WHAT YOU ARE ASKED TO DO:
Search the material for the string "Output", then report how many lines hold it, with no other text.

begin

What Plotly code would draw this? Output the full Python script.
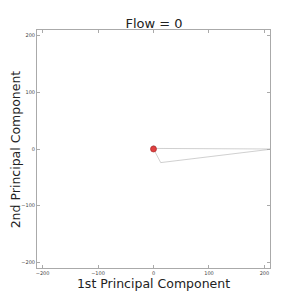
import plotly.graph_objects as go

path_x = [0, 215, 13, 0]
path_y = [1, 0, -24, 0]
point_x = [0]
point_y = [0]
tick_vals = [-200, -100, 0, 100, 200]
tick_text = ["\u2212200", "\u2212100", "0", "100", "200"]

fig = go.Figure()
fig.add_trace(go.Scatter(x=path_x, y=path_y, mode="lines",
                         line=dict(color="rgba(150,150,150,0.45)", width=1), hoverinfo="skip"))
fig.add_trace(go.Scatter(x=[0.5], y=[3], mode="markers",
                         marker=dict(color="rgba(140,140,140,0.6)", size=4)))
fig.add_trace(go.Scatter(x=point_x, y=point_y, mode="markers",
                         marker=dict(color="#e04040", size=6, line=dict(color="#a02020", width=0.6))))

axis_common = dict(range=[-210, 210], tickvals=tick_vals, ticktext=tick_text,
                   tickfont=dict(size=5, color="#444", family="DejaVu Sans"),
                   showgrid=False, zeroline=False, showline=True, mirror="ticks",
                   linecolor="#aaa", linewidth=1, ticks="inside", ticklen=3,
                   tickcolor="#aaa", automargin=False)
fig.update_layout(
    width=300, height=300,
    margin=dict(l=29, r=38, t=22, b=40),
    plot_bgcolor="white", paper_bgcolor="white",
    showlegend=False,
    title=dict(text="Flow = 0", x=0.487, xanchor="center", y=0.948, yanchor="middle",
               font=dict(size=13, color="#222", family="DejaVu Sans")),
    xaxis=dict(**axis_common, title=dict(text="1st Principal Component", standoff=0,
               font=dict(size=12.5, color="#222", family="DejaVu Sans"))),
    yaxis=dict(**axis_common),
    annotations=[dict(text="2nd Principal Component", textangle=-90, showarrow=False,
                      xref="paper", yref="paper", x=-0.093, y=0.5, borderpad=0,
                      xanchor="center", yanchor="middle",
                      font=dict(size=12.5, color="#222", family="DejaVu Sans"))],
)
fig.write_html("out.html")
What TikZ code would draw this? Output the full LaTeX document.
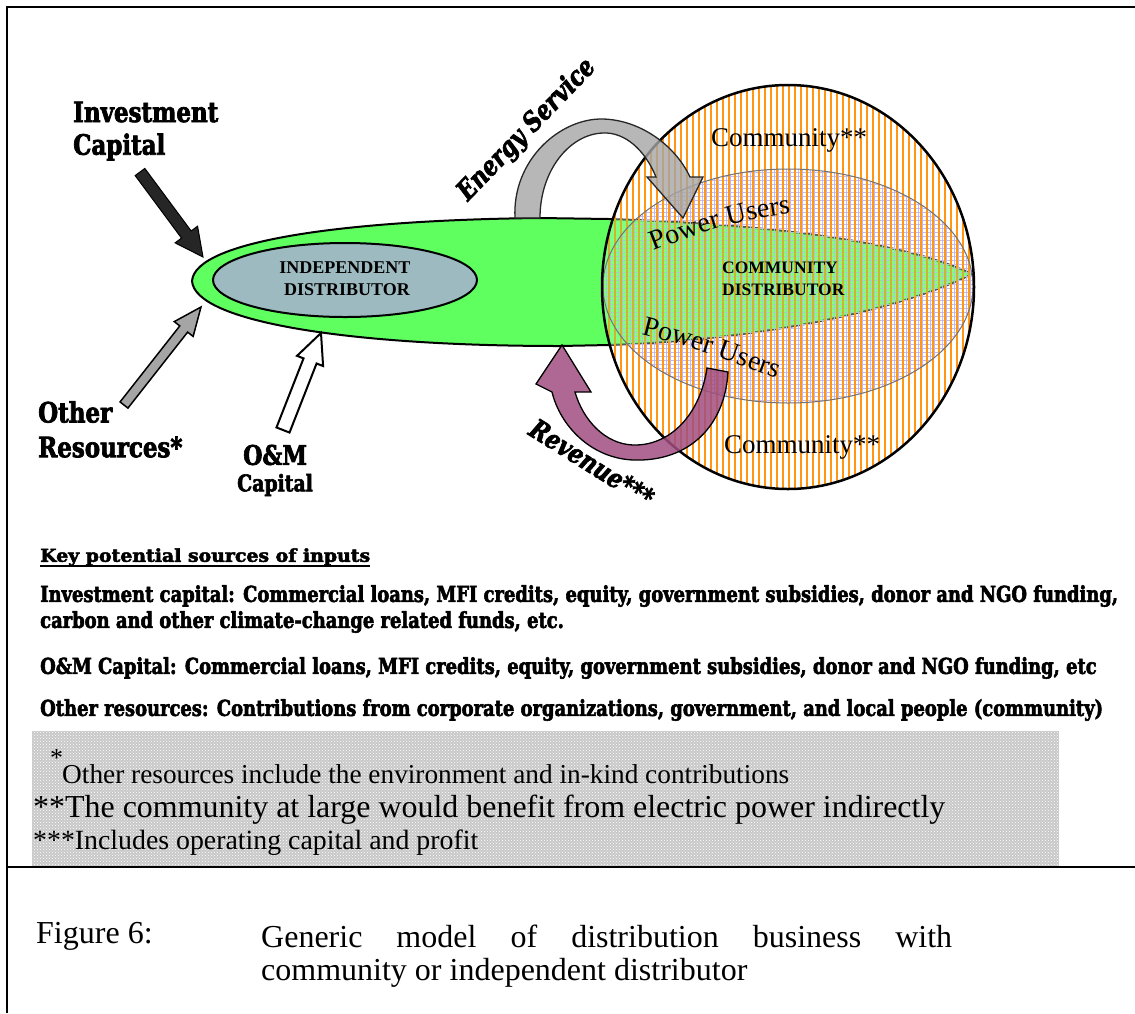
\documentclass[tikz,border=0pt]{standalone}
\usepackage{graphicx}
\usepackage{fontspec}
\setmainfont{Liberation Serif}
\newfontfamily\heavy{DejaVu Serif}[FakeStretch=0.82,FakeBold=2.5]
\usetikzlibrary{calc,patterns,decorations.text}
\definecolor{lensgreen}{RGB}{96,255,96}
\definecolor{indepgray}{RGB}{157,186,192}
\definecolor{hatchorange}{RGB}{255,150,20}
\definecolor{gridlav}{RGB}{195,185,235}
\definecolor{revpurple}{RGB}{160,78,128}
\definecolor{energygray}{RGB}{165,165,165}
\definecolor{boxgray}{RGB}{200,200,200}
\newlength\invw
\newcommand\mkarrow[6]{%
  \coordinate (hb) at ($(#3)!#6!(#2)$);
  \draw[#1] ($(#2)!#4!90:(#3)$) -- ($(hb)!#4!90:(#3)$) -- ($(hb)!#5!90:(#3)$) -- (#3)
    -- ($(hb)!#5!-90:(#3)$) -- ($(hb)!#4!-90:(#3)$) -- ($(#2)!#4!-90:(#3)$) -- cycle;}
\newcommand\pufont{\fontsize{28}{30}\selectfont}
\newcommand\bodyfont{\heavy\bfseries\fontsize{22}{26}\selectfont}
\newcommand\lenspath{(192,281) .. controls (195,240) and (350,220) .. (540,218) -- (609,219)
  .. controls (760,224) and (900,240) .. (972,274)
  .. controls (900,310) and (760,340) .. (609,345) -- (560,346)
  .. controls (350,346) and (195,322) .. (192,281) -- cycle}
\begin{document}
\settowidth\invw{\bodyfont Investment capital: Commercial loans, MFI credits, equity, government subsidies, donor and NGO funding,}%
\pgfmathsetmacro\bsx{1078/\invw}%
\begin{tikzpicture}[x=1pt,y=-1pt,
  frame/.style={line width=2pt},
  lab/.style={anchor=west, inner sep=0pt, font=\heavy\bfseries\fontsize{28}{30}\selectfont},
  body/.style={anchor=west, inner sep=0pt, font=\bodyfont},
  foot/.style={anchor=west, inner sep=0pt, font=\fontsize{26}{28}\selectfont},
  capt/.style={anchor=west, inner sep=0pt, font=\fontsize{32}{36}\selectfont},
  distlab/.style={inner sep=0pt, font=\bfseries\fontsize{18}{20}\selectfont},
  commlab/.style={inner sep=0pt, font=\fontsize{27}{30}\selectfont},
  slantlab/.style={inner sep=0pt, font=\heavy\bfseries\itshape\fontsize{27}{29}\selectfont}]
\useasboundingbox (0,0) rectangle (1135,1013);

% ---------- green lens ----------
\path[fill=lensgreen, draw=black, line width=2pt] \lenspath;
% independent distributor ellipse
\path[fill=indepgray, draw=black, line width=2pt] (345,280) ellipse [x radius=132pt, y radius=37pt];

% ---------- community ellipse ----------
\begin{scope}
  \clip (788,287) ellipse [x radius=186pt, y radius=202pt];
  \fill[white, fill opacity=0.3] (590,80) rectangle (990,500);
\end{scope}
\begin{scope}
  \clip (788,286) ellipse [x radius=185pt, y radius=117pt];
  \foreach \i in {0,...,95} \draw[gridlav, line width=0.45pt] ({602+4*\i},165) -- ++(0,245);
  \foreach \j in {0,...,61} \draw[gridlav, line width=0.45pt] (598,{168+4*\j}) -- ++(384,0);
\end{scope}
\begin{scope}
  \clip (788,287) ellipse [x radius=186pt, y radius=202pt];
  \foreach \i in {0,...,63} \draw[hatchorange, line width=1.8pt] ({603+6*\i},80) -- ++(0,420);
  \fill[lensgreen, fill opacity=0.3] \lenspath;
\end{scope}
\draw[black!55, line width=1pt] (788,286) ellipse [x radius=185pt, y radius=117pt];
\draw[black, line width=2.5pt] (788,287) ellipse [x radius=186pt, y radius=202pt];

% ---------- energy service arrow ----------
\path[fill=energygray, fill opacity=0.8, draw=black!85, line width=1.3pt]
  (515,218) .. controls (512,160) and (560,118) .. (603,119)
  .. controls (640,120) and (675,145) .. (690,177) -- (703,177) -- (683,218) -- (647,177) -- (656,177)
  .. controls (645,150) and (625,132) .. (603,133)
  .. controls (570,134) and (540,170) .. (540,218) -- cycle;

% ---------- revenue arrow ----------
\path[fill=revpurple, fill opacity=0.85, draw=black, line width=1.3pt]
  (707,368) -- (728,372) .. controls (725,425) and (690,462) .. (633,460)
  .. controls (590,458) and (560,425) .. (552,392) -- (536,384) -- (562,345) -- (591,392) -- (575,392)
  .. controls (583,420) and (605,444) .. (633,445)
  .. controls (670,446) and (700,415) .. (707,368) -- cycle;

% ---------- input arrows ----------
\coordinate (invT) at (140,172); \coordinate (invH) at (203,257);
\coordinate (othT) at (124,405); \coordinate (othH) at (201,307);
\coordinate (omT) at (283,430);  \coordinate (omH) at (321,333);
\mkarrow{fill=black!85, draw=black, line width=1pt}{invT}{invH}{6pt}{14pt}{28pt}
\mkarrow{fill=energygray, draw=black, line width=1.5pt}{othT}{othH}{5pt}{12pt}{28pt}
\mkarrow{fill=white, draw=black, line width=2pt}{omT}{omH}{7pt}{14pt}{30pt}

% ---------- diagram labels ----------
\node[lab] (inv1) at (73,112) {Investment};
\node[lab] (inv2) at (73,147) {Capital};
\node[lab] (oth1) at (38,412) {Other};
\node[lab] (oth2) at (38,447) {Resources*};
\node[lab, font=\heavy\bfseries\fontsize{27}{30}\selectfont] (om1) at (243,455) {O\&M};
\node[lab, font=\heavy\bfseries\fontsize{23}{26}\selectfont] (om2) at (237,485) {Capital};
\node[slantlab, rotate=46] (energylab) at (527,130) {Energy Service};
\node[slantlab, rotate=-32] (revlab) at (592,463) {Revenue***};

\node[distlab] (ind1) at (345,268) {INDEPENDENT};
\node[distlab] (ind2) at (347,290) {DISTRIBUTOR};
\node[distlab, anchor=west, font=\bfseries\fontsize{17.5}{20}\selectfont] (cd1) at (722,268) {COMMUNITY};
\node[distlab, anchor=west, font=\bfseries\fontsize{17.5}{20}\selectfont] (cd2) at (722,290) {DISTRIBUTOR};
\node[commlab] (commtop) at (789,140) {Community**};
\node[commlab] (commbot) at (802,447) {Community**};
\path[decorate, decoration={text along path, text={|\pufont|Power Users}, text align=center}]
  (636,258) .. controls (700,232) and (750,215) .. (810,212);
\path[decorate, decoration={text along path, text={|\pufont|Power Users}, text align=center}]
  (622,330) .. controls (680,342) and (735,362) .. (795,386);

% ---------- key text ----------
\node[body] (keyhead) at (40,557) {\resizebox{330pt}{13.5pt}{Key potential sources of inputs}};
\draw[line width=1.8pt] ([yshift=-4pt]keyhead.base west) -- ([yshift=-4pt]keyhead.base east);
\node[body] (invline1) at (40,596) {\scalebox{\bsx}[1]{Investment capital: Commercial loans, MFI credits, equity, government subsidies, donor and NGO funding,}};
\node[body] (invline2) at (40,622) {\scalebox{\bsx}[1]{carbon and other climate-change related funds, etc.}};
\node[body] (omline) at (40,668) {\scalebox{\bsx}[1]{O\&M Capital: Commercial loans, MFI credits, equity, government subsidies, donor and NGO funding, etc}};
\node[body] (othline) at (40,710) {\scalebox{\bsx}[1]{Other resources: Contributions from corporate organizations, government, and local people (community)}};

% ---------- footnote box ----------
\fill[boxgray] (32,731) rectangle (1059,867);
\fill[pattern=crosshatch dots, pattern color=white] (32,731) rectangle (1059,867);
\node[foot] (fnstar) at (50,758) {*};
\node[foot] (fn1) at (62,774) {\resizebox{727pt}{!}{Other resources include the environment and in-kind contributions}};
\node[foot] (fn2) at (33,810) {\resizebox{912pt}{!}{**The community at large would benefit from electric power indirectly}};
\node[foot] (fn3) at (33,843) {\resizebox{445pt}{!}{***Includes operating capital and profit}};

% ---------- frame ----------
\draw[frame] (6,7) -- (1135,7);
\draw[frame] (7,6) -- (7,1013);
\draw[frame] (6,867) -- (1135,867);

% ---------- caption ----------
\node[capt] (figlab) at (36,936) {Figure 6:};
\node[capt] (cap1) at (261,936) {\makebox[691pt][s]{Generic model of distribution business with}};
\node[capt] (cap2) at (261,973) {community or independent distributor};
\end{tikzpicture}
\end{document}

end

RESULT OF THE TASK:
2